Появление этой книги весьма показательно. Никому не пришло бы в голову написать книгу «Жены Японии»: образ жены, оплакивающей мужа, находился на периферии общественного подсознания. Что же касается чувств матери по поводу смерти сына, то корреспондент газеты «Токё нити нити симбун» так передавал внутренний монолог одной из них: «Плакать нельзя. Наохару больше не мой сын. Наохару стал божеством, так что я буду радоваться твоей смерти на поле боя».

Матерям предлагалось считать, что они растили детей не для жизни, а для смерти. Смерти во имя императора. Их убеждали в том, что жизнь и смерть сына являются актом публичным, а не частно–семейным. Государство–семья, в которой ее главой считался император, с легкостью уничтожала семью обычную.

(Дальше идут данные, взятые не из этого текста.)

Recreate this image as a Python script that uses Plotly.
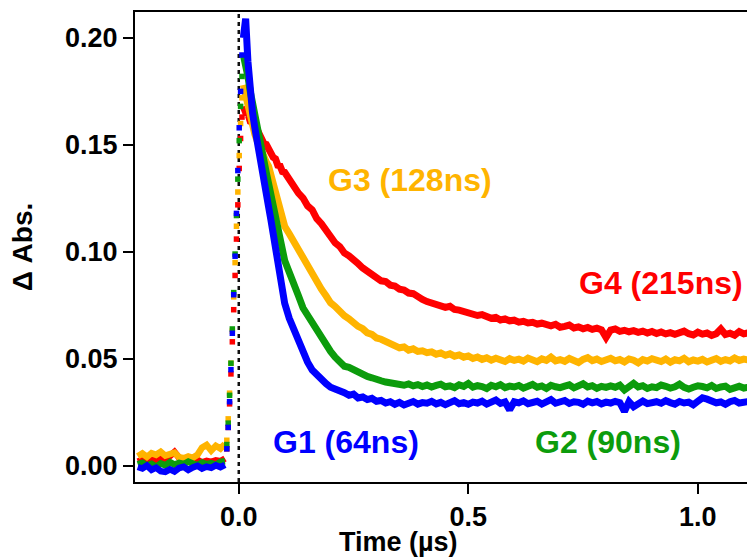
import plotly.graph_objects as go

# ---------------- data ----------------
TIME_PRE = [-0.22, -0.21, -0.20, -0.19, -0.18, -0.17, -0.16, -0.15, -0.14, -0.13,
            -0.12, -0.11, -0.10, -0.09, -0.08, -0.07, -0.06, -0.05, -0.04, -0.03]
TIME_RISE = [-0.026, -0.023, -0.020, -0.017, -0.014, -0.011, -0.008, -0.005, -0.002, 0.001, 0.004, 0.007]
TIME_DECAY = [0.010, 0.015, 0.020, 0.025, 0.030, 0.035, 0.040, 0.045, 0.050, 0.055,
              0.060, 0.065, 0.070, 0.075, 0.080, 0.085, 0.090, 0.095, 0.100,
              0.11, 0.12, 0.13, 0.14, 0.15, 0.16, 0.17, 0.18, 0.19, 0.20,
              0.21, 0.22, 0.23, 0.24, 0.25, 0.26, 0.27, 0.28, 0.29, 0.30,
              0.31, 0.32, 0.33, 0.34, 0.35, 0.36, 0.37, 0.38, 0.39, 0.40,
              0.41, 0.42, 0.43, 0.44, 0.45, 0.46, 0.47, 0.48, 0.49, 0.50,
              0.51, 0.52, 0.53, 0.54, 0.55, 0.56, 0.57, 0.58, 0.59, 0.60,
              0.61, 0.62, 0.63, 0.64, 0.65, 0.66, 0.67, 0.68, 0.69, 0.70,
              0.71, 0.72, 0.73, 0.74, 0.75, 0.76, 0.77, 0.78, 0.79, 0.80,
              0.81, 0.82, 0.83, 0.84, 0.85, 0.86, 0.87, 0.88, 0.89, 0.90,
              0.91, 0.92, 0.93, 0.94, 0.95, 0.96, 0.97, 0.98, 0.99, 1.00,
              1.01, 1.02, 1.03, 1.04, 1.05, 1.06, 1.07, 1.08, 1.09, 1.10, 1.11]

# G1 (blue)
G1_PRE = [-0.0005, -0.0012, 0.0002, -0.0018, -0.0008, -0.0024, -0.0028, -0.0016, -0.0026, -0.0010,
          -0.0004, -0.0019, -0.0007, 0.0001, -0.0012, -0.0003, -0.0009, 0.0003, -0.0006, 0.0005]
G1_RISE = [0.008, 0.018, 0.030, 0.045, 0.062, 0.080, 0.098, 0.118, 0.138, 0.158, 0.175, 0.192]
G1_DECAY = [0.200, 0.209, 0.189, 0.175, 0.165, 0.158, 0.151, 0.145, 0.139, 0.133,
            0.127, 0.121, 0.115, 0.108, 0.101, 0.094, 0.087, 0.081, 0.076,
            0.0690, 0.0635, 0.0575, 0.0520, 0.0485, 0.0448, 0.0425, 0.0398, 0.0385, 0.0368,
            0.0362, 0.0348, 0.0342, 0.0330, 0.0336, 0.0318, 0.0322, 0.0310, 0.0316, 0.0302,
            0.0306, 0.0294, 0.0300, 0.0288, 0.0297, 0.0285, 0.0292, 0.0301, 0.0289, 0.0296,
            0.0293, 0.0302, 0.0290, 0.0297, 0.0286, 0.0299, 0.0305, 0.0291, 0.0296, 0.0288,
            0.0298, 0.0294, 0.0303, 0.0289, 0.0297, 0.0308, 0.0292, 0.0299, 0.0262, 0.0300,
            0.0295, 0.0304, 0.0291, 0.0298, 0.0302, 0.0289, 0.0296, 0.0310, 0.0293, 0.0299,
            0.0306, 0.0292, 0.0300, 0.0297, 0.0288, 0.0303, 0.0295, 0.0301, 0.0290, 0.0298,
            0.0294, 0.0302, 0.0296, 0.0255, 0.0300, 0.0277, 0.0295, 0.0303, 0.0291, 0.0298,
            0.0300, 0.0293, 0.0305, 0.0296, 0.0289, 0.0301, 0.0294, 0.0298, 0.0286, 0.0302,
            0.0318, 0.0312, 0.0303, 0.0295, 0.0299, 0.0288, 0.0300, 0.0306, 0.0294, 0.0298, 0.0301]

# G2 (green)
G2_PRE = [0.0008, 0.0015, 0.0002, 0.0010, -0.0004, 0.0012, 0.0003, 0.0018, 0.0006, 0.0014,
          0.0009, 0.0020, 0.0011, 0.0004, 0.0016, 0.0008, 0.0013, 0.0005, 0.0019, 0.0022]
G2_RISE = [0.010, 0.020, 0.033, 0.048, 0.064, 0.081, 0.099, 0.117, 0.134, 0.152, 0.168, 0.182]
G2_DECAY = [0.192, 0.188, 0.182, 0.175, 0.169, 0.163, 0.157, 0.152, 0.147, 0.142,
            0.137, 0.132, 0.127, 0.122, 0.116, 0.111, 0.105, 0.100, 0.096,
            0.0905, 0.0838, 0.0795, 0.0738, 0.0702, 0.0668, 0.0628, 0.0598, 0.0562, 0.0535,
            0.0508, 0.0492, 0.0466, 0.0461, 0.0448, 0.0436, 0.0431, 0.0418, 0.0412, 0.0402,
            0.0398, 0.0392, 0.0389, 0.0381, 0.0386, 0.0377, 0.0383, 0.0374, 0.0380, 0.0371,
            0.0378, 0.0369, 0.0376, 0.0382, 0.0370, 0.0374, 0.0366, 0.0379, 0.0372, 0.0385,
            0.0368, 0.0375, 0.0371, 0.0362, 0.0377, 0.0370, 0.0380, 0.0366, 0.0373, 0.0369,
            0.0376, 0.0364, 0.0372, 0.0381, 0.0368, 0.0374, 0.0362, 0.0377, 0.0370, 0.0366,
            0.0373, 0.0379, 0.0365, 0.0371, 0.0384, 0.0369, 0.0375, 0.0363, 0.0372, 0.0367,
            0.0374, 0.0368, 0.0377, 0.0355, 0.0371, 0.0386, 0.0369, 0.0375, 0.0362, 0.0370,
            0.0366, 0.0378, 0.0372, 0.0364, 0.0370, 0.0382, 0.0367, 0.0359, 0.0368, 0.0374,
            0.0371, 0.0365, 0.0376, 0.0362, 0.0369, 0.0373, 0.0358, 0.0367, 0.0372, 0.0364, 0.0368]

# G3 (orange)
G3_PRE = [0.0045, 0.0058, 0.0042, 0.0060, 0.0052, 0.0066, 0.0048, 0.0055, 0.0062, 0.0041,
          0.0036, 0.0044, 0.0038, 0.0052, 0.0085, 0.0098, 0.0072, 0.0094, 0.0081, 0.0103]
G3_RISE = [0.012, 0.022, 0.034, 0.048, 0.063, 0.079, 0.095, 0.112, 0.128, 0.145, 0.160, 0.172]
G3_DECAY = [0.178, 0.173, 0.167, 0.162, 0.158, 0.155, 0.152, 0.149, 0.147, 0.145,
            0.142, 0.140, 0.136, 0.132, 0.127, 0.123, 0.118, 0.114, 0.112,
            0.1085, 0.1048, 0.1010, 0.0968, 0.0932, 0.0885, 0.0862, 0.0826, 0.0795, 0.0762,
            0.0745, 0.0718, 0.0702, 0.0688, 0.0668, 0.0652, 0.0641, 0.0622, 0.0615, 0.0598,
            0.0592, 0.0581, 0.0572, 0.0566, 0.0552, 0.0556, 0.0541, 0.0547, 0.0535, 0.0538,
            0.0529, 0.0533, 0.0522, 0.0528, 0.0517, 0.0524, 0.0513, 0.0519, 0.0508, 0.0514,
            0.0502, 0.0509, 0.0498, 0.0505, 0.0494, 0.0503, 0.0497, 0.0488, 0.0501, 0.0493,
            0.0499, 0.0490, 0.0504, 0.0495, 0.0487, 0.0500, 0.0493, 0.0508, 0.0491, 0.0497,
            0.0489, 0.0502, 0.0495, 0.0483, 0.0498, 0.0506, 0.0492, 0.0499, 0.0488, 0.0496,
            0.0503, 0.0491, 0.0497, 0.0486, 0.0500, 0.0494, 0.0482, 0.0497, 0.0490, 0.0501,
            0.0493, 0.0488, 0.0499, 0.0485, 0.0496, 0.0491, 0.0503, 0.0487, 0.0495, 0.0490,
            0.0498, 0.0486, 0.0494, 0.0502, 0.0489, 0.0497, 0.0491, 0.0504, 0.0493, 0.0499, 0.0495]

# G4 (red)
G4_PRE = [0.0020, 0.0028, 0.0018, 0.0031, 0.0024, 0.0033, 0.0027, 0.0042, 0.0065, 0.0038,
          0.0025, 0.0030, 0.0021, 0.0029, 0.0017, 0.0024, 0.0019, 0.0026, 0.0022, 0.0035]
G4_RISE = [0.008, 0.018, 0.029, 0.043, 0.058, 0.073, 0.089, 0.106, 0.122, 0.139, 0.153, 0.163]
G4_DECAY = [0.168, 0.165, 0.1645, 0.161, 0.1605, 0.1575, 0.1572, 0.1545, 0.1535, 0.1505,
            0.1502, 0.1475, 0.1465, 0.1442, 0.1435, 0.1405, 0.1402, 0.1375, 0.1372,
            0.1338, 0.1312, 0.1275, 0.1252, 0.1215, 0.1196, 0.1155, 0.1132, 0.1098, 0.1072,
            0.1042, 0.1025, 0.0995, 0.0982, 0.0958, 0.0945, 0.0925, 0.0912, 0.0891, 0.0882,
            0.0865, 0.0862, 0.0845, 0.0841, 0.0826, 0.0822, 0.0808, 0.0805, 0.0789, 0.0778,
            0.0768, 0.0762, 0.0755, 0.0748, 0.0741, 0.0746, 0.0731, 0.0728, 0.0720, 0.0714,
            0.0711, 0.0703, 0.0707, 0.0696, 0.0690, 0.0694, 0.0682, 0.0687, 0.0678, 0.0681,
            0.0672, 0.0676, 0.0668, 0.0671, 0.0663, 0.0667, 0.0659, 0.0655, 0.0662, 0.0648,
            0.0652, 0.0658, 0.0645, 0.0650, 0.0641, 0.0647, 0.0638, 0.0644, 0.0636, 0.0600,
            0.0635, 0.0640, 0.0629, 0.0634, 0.0627, 0.0632, 0.0624, 0.0630, 0.0621, 0.0628,
            0.0619, 0.0626, 0.0617, 0.0623, 0.0615, 0.0622, 0.0630, 0.0618, 0.0612, 0.0625,
            0.0616, 0.0621, 0.0610, 0.0618, 0.0640, 0.0614, 0.0620, 0.0611, 0.0628, 0.0617, 0.0622]

SERIES = [
    ("G4 (215ns)", "#ff0000", G4_PRE, G4_RISE, G4_DECAY, 0.9196, 0.0855),
    ("G3 (128ns)", "#ffb400", G3_PRE, G3_RISE, G3_DECAY, 0.372, 0.1336),
    ("G2 (90ns)", "#0c9c0c", G2_PRE, G2_RISE, G2_DECAY, 0.804, 0.0112),
    ("G1 (64ns)", "#0000ff", G1_PRE, G1_RISE, G1_DECAY, 0.2326, 0.0112),
]

X_TICKS = [0.0, 0.5, 1.0]
X_TICK_TEXT = ["0.0", "0.5", "1.0"]
Y_TICKS = [0.00, 0.05, 0.10, 0.15, 0.20]
Y_TICK_TEXT = ["0.00", "0.05", "0.10", "0.15", "0.20"]
X_RANGE = [-0.226, 1.107]
Y_RANGE = [-0.0075, 0.2121]
X_TITLE = "Time (µs)"
Y_TITLE = "Δ Abs."

FONT = "Liberation Sans, Arial, Helvetica, sans-serif"

fig = go.Figure()

# time-zero marker
fig.add_shape(type="line", xref="x", yref="paper", x0=0, x1=0, y0=0, y1=1,
              line=dict(color="#111111", width=2.5, dash="4px,4px"), layer="below")

for name, color, pre, rise, decay, lx, ly in SERIES:
    assert len(decay) == len(TIME_DECAY) and len(pre) == len(TIME_PRE)
    fig.add_trace(go.Scatter(x=TIME_PRE, y=pre, mode="lines",
                             line=dict(color=color, width=6.5), hoverinfo="skip"))
    fig.add_trace(go.Scatter(x=TIME_RISE, y=rise, mode="markers",
                             marker=dict(color=color, symbol="square", size=5.5, line=dict(width=0)),
                             hoverinfo="skip"))
    fig.add_trace(go.Scatter(x=TIME_DECAY, y=decay, mode="lines",
                             line=dict(color=color, width=7), hoverinfo="skip"))
    fig.add_annotation(x=lx, y=ly, xref="x", yref="y", text=name, showarrow=False,
                       xanchor="center", yanchor="middle",
                       font=dict(family=FONT, size=32, color=color, weight="bold"))

# x-axis title (placed as in the reference)
fig.add_annotation(x=0.348, y=-0.128, xref="x", yref="paper", text=X_TITLE, showarrow=False,
                   xanchor="center", yanchor="middle",
                   font=dict(family=FONT, size=27, color="black", weight="bold"))

fig.update_layout(
    width=747, height=558,
    margin=dict(l=135, r=0, t=12, b=76),
    paper_bgcolor="white", plot_bgcolor="white",
    showlegend=False,
    font=dict(family=FONT, color="black"),
)
fig.update_xaxes(
    range=X_RANGE, tickvals=X_TICKS, ticktext=X_TICK_TEXT,
    ticks="outside", ticklen=10, tickwidth=2, tickcolor="black",
    showline=True, linewidth=2, linecolor="black", mirror=True,
    showgrid=False, zeroline=False, automargin=False,
    tickfont=dict(family=FONT, size=27, color="black", weight="bold"),
    ticklabelstandoff=0,
)
fig.update_yaxes(
    range=Y_RANGE, tickvals=Y_TICKS, ticktext=Y_TICK_TEXT,
    ticks="outside", ticklen=10, tickwidth=2, tickcolor="black",
    showline=True, linewidth=2, linecolor="black", mirror=False,
    showgrid=False, zeroline=False, automargin=False,
    tickfont=dict(family=FONT, size=27, color="black", weight="bold"),
    title=dict(text=Y_TITLE, font=dict(family=FONT, size=28, color="black", weight="bold"),
               standoff=24),
)

fig.write_html("out.html")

Журналисты хвалили матерей за то, что они жертвовали собой для воспитания детей, которые в свою очередь жертвовали собой во имя великой японской империи. Женщинам в репродуктивном возрасте следовало поторопиться: в стране был принят грандиозный план по увеличению рождаемости. Японии были нужны божества. Газета «Ёмиури» опубликовала в 1942 году радиолекцию начальника информационного отдела ВМФ Хирадэ Хидэо, прямо заявившего: «Если нет матерей, войне не быть. [К счастью,] это невозможно, а потому война не прекратится. Если во время войны найдутся хорошие матери, победа будет за нами. Поскольку хорошие матери народят хороших воинов». Страна вела «священную» войну, и всем следовало причаститься к этой святости — а это означало, что в Японии больше нет просто матерей, просто сыновей, просто людей. Все они были просто функциями войны.

Идеологи японизма считали, что только японцы способны на бесстрашную смерть. И они всячески убеждали соотечественников в том, что только японцы достойны такой участи, что добровольная смерть является нормальным исходом любой жизни — даже самой молодой. В 1940 году в прокате появился художественный фильм «Китайская ночь». Он рассказывал о любви японского военного моряка и молодой китаянки. У фильма было три версии финала. В китайском прокате влюбленных ждала свадьба. Зрителям стран Юго — Восточной Азии предстояло увидеть, как едва не погибший герой возвращается с поля сражения и спасает от самоубийства свою отчаявшуюся возлюбленную. В японской версии китайские коммунисты убивают моряка после свадьбы, а девушка кончает жизнь самоубийством. Авторы фильма хотели сказать: породнившись с японцем, китаянка прониклась японским духом и потому стала способна чувствовать и поступать так, как надлежит японцам.